I had never even had a girlfriend by the time I started the ex-gay program I attended. And I know I'm not alone in that. Many ex-gays or ex-ex-gays had never had any same-sex experiences before we went into the ex-gay ministries, so we certainly weren't loved and seduced "into" it.
It
is "just too bad" that so many kids are mean to each other. But this is not going to stop as long as kids are raised to believe that it is OK to make fun of gay people, or it's OK that gay people's lives are being derided, and decided and voted on by the rest of the country. Kids today hear and read and absorb amazing amounts of anti-gay rhetoric all the time, especially
from the pulpit and from their parents.
It's most definitely too bad that there are so many kids who barely survive junior high and high school because of torment from their peers. It's too bad so many become
suicidal as a result of their sexuality. It's too bad that there has to be
special high-schools set up where gay or gender-variant kids can learn in peace and without having to face violent speech or actions on a daily basis (there's a
great article in
The News Journal in Delaware that looks into the lives of kids who come out in high school and what they face).

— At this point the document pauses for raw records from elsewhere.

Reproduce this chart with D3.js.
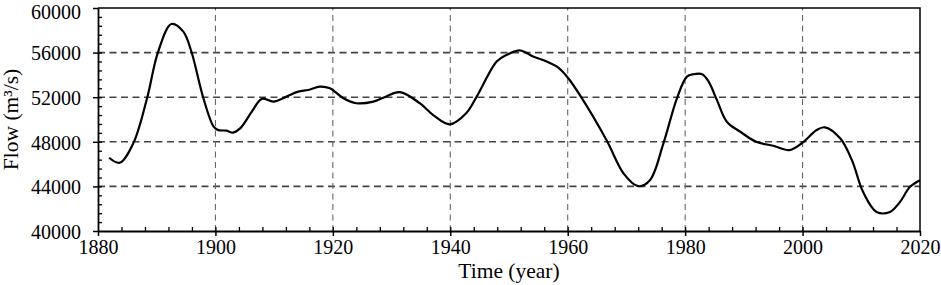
<!DOCTYPE html>
<html>
<head>
<meta charset="utf-8">
<script src="https://cdn.jsdelivr.net/npm/d3@7"></script>
<style>
  body { margin: 0; background: white; }
  text { font-family: "Liberation Serif", "Times New Roman", serif; }
</style>
</head>
<body>
<div class="content"></div>
<script>
// values
const years = [1881.9, 1883.7, 1886, 1888.4, 1890.2, 1892.5, 1894.5, 1895.9, 1897.9, 1899.7,
  1900.5, 1901.9, 1903, 1904.2, 1906.2, 1907.9, 1909.9, 1912.1, 1914.1, 1915.8,
  1917.8, 1919.5, 1921.8, 1924, 1926.9, 1928.8, 1931.4, 1934.8, 1937.1, 1939.95,
  1942.7, 1944.5, 1947.9, 1949.6, 1951.9, 1954.1, 1956.4, 1958.4, 1960.1, 1962.3,
  1966.6, 1969.6, 1972, 1974, 1976.3, 1978.6, 1980.3, 1981.4, 1982.9, 1984,
  1985.4, 1987.1, 1989.4, 1992.1, 1995, 1997.8, 2000, 2002.4, 2003.8, 2006.4,
  2008.4, 2010.3, 2012.6, 2014.9, 2016.6, 2018.3, 2020]
const flows = [46570, 46120, 47860, 52000, 56000, 58560, 57900, 56100, 52000, 49360,
  49050, 49000, 48820, 49200, 50700, 51850, 51600, 52050, 52500, 52650,
  52950, 52800, 51900, 51460, 51600, 52000, 52450, 51460, 50400, 49570,
  50560, 52050, 55200, 55800, 56190, 55650, 55200, 54650, 53700, 52000,
  48160, 45100, 44020, 44560, 47860, 51900, 53850, 54060, 54060, 53400,
  51760, 49800, 48900, 48000, 47650, 47260, 47920, 49060, 49300, 48310,
  46360, 43510, 41710, 41710, 42610, 43960, 44560]
const xTicks = [1880, 1900, 1920, 1940, 1960, 1980, 2000, 2020]
const yTicks = [40000, 44000, 48000, 52000, 56000, 60000]

const width = 941, height = 285
const margin = {left: 98, right: 21, top: 8, bottom: 54}

const svg = d3.select('div.content')
    .append('svg')
    .attr('width', width)
    .attr('height', height)

const x = d3.scaleLinear().domain([1880, 2020]).range([margin.left, width - margin.right])
const y = d3.scaleLinear().domain([40000, 60000]).range([height - margin.bottom, margin.top])

// dashed grid
svg.append('g')
    .selectAll('line')
    .data(yTicks.slice(1, -1))
    .join('line')
    .attr('x1', x(1880)).attr('x2', x(2020))
    .attr('y1', d => y(d)).attr('y2', d => y(d))
    .attr('stroke', '#444').attr('stroke-width', 1.6)
    .attr('stroke-dasharray', '7,4.5')
svg.append('g')
    .selectAll('line')
    .data(xTicks.slice(1, -1))
    .join('line')
    .attr('x1', d => x(d)).attr('x2', d => x(d))
    .attr('y1', y(40000)).attr('y2', y(60000))
    .attr('stroke', '#666').attr('stroke-width', 1.1)
    .attr('stroke-dasharray', '6,4.5')

// frame top / right
svg.append('path')
    .attr('d', `M${x(1880)},${y(60000)}H${x(2020)}V${y(40000)}`)
    .attr('fill', 'none').attr('stroke', 'black').attr('stroke-width', 1.5)

// minor ticks (inward)
svg.append('g')
    .attr('transform', `translate(0,${y(40000)})`)
    .call(d3.axisTop(x).tickValues(d3.range(1884, 2020, 4)).tickSize(4).tickFormat(''))
    .call(g => g.select('.domain').remove())
    .selectAll('line').attr('stroke-width', 1.3)
svg.append('g')
    .attr('transform', `translate(${x(1880)},0)`)
    .call(d3.axisRight(y).tickValues(d3.range(40800, 60000, 800)).tickSize(4).tickFormat(''))
    .call(g => g.select('.domain').remove())
    .selectAll('line').attr('stroke-width', 1.3)

// main axes
const xAxis = svg.append('g')
    .attr('transform', `translate(0,${y(40000)})`)
    .call(d3.axisBottom(x).tickValues(xTicks).tickSize(5).tickSizeOuter(0).tickFormat(d3.format('d')).tickPadding(4))
xAxis.select('.domain').attr('stroke-width', 1.8)
xAxis.selectAll('line').attr('stroke-width', 1.5)
xAxis.selectAll('text').attr('font-size', 20).attr('fill', 'black')
    .style('font-family', '"Liberation Serif", serif')

const yAxis = svg.append('g')
    .attr('transform', `translate(${x(1880)},0)`)
    .call(d3.axisLeft(y).tickValues(yTicks).tickSize(5).tickSizeOuter(0).tickFormat(d3.format('d')).tickPadding(12))
yAxis.select('.domain').attr('stroke-width', 1.8)
yAxis.selectAll('line').attr('stroke-width', 1.5)
yAxis.selectAll('text').attr('font-size', 20).attr('fill', 'black')
    .attr('dy', d => d === 60000 ? '0.5em' : '0.36em')
    .style('font-family', '"Liberation Serif", serif')

// curve
const line = d3.line()
    .x((d, i) => x(years[i]))
    .y(d => y(d))
    .curve(d3.curveCatmullRom.alpha(0.5))
svg.append('path')
    .datum(flows)
    .attr('d', line)
    .attr('fill', 'none')
    .attr('stroke', 'black')
    .attr('stroke-width', 2.2)

// titles
svg.append('text')
    .attr('x', (x(1880) + x(2020)) / 2)
    .attr('y', 278)
    .attr('text-anchor', 'middle')
    .attr('font-size', 21.5)
    .text('Time (year)')
svg.append('text')
    .attr('transform', `translate(18,${(y(40000) + y(60000)) / 2}) rotate(-90)`)
    .attr('text-anchor', 'middle')
    .attr('font-size', 21.5)
    .text('Flow (m³/s)')
</script>
</body>
</html>
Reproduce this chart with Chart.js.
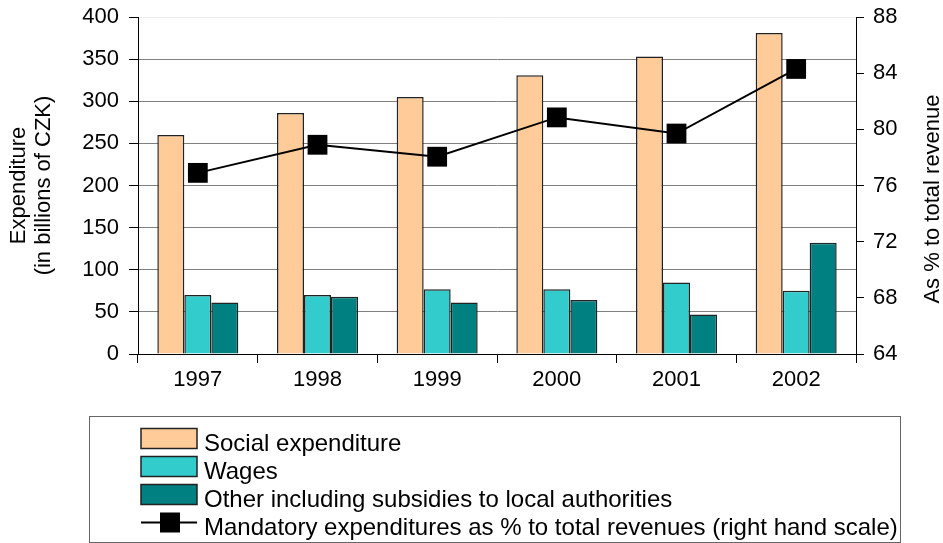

And I love the "skinny short kid" thing. A kid like that who grows up thinking he'll never get a date with a girl is almost certainly not going to start "gravitating toward boys." If a guy is feeling like he'll never get a date with a girl, I somehow can't possibly imagine him deciding that instead of having roughly 50% of his peers in the potential dating pool, that he'll limit his options to 3% and risk even more teasing, bullying, harrassment and rejection.
All this stuff isn't even logical, and yet people say it all the time without even thinking about what they're saying. This is the
message they take away from the Exodus seminars, ex-gay testimonies, and the short sound bites that people like Dr. Dobson, Alan Chambers and Randy Thomas give to the media.
Vicki concludes,
We need to love and accept everyone as they are young so they don't have to go looking for love in other places.Yes, we do. It
would be wonderful if kids could feel accepted and loved when they are young so they don't have to try to "change" something that doesn't need changing. I'd love to see the day that gay people stop going to ex-gay programs because they are looking for acceptance and love from their parents, their pastors, their teachers, their friends, and most importantly, their God. I want to see the day that all gay, lesbian, bi and trans folks can accept and love themselves and don't feel they have to turn themselves inside out just to find love and acceptance from everyone around them. I guess I agree with Vicki on that.